A medic of the Elmhurst Hospital Center medical team reacts after stepping outside of the emergency room, Saturday, April 4, 2020, in the Queens borough of New York. (File photo: AP)
The United States Food and Drug Administration has issued an emergency use authorization for imported non-NIOSH approved respirators manufactured in China, as the supply gap for respirators continued to rise in the country.
The NIOSH, or the National Institute for Occupational Safety and Health, is a subsidiary under the US Centers for Disease Control and Prevention. It offers suggestions on epidemic prevention and work-related injuries.
Under the FDA directive, 46 manufacturers in China, including 3M and Creative Concepts' factories in China, and local Chinese companies, will be able to produce and export their respirators to the US. Out of these, 26 companies are producing respirators according to China's KN95 mask standard.
The KN95 mask standard, issued by the Ministry of Emergency Management of China, is a national class 1 standard for particulate filtering masks. The CDC said previously that the efficiency of KN95 masks was similar to that of the N95 masks, and served as a proper substitute for the latter.
"We need to do everything we can to increase the availability of critical medical devices … so that healthcare workers on the front lines are better protected and provide the best care to COVID-19 patients," said Stephen M Hahn, FDA commissioner, in a press announcement released by the FDA.
As reported by the Cable News Network (CNN), according to a federal draft, US enterprises are barred from exporting essential medical supplies related to COVID-19. On April 2, the White House issued a presidential memorandum to stop manufacturer 3M from sending medical-grade face masks to Canada and Latin America.
To tackle the shortage in medical supplies, at the end of March, the FDA issued a EUA on imported masks from the European Union, Australia, Brazil, Japan, South Korea and Mexico, excluding China from the list.

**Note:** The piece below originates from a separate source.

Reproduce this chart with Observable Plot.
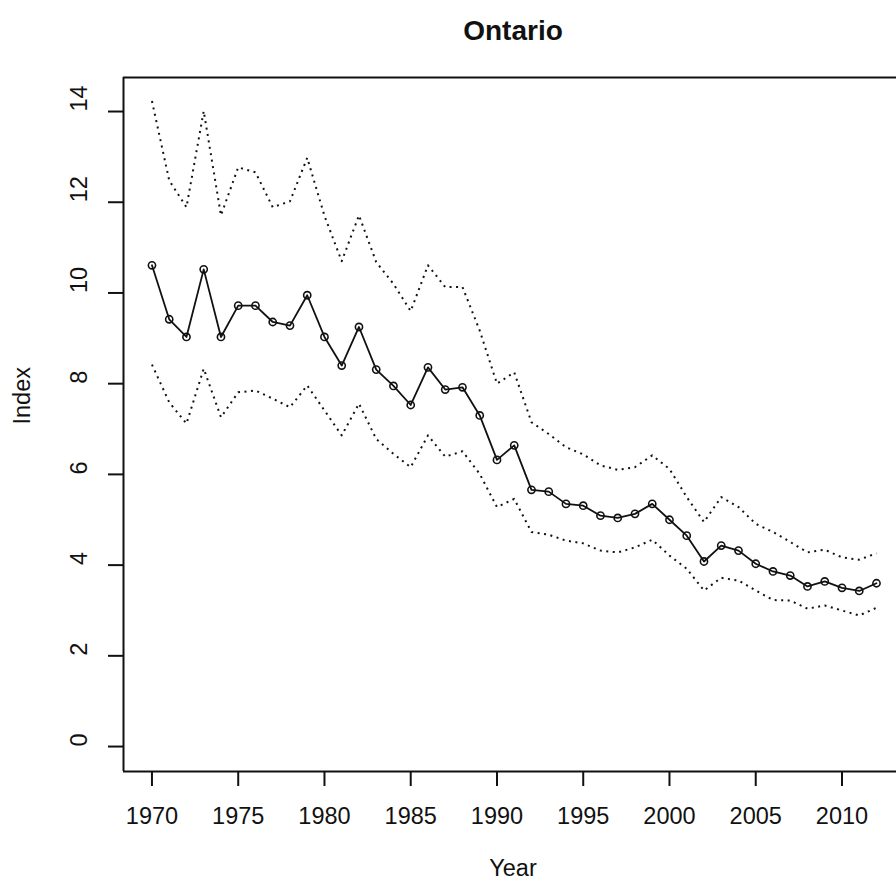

Chen Qiaoshan, a medical analyst at Beijing-based market consultancy Analysys, said: "Currently, the US is facing a severe shortage of respirators, and China is one of the few countries to produce qualified products. Therefore, the US issued the EUA for respirators manufactured in China."
She said that the US government started to encourage the public wearing of face masks only recently, and its production capacity for masks is far from enough to meet domestic demand. Importing respirators from other countries is a measure to address social panic.

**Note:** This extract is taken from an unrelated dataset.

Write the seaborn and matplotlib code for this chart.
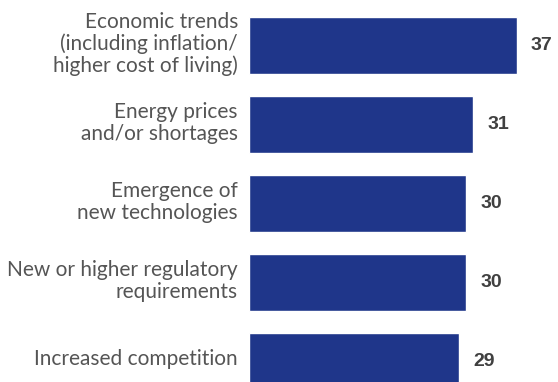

Many Chinese companies, including Yichang, Hubei province-based Allmed Medical, Shenzhen, Guangdong province-based Selen Technology, and Hangzhou-based Great Star, said that their masks were currently approved by the FDA and the companies were preparing to ship the products to the US.
Starting April 1, exporters of medical products, including COVID-19 testing kits, medical face masks and ventilators, need to provide extra documentation when they go through customs clearance, according to the Ministry of Commerce.
Jin Hai, head of the General Administration of Customs' Department of General Operation, said earlier at a news conference that during the epidemic prevention and control period, the Chinese government will ramp up supervision to ensure the orderly and top quality export of medical supplies.
Data from the GAC showed that from April 1 to Sunday, it had 16.6 billion yuan ($2.4 billion) worth of inspected medical supplies. It had also intercepted over 33 million pieces of medical materials produced by unqualified medical enterprises at the port, including 31.65 million face masks, 509,000 protective clothing, 1.19 million COVID-19 detection kits, 6.77 million ventilators and 46,000 infrared thermometers.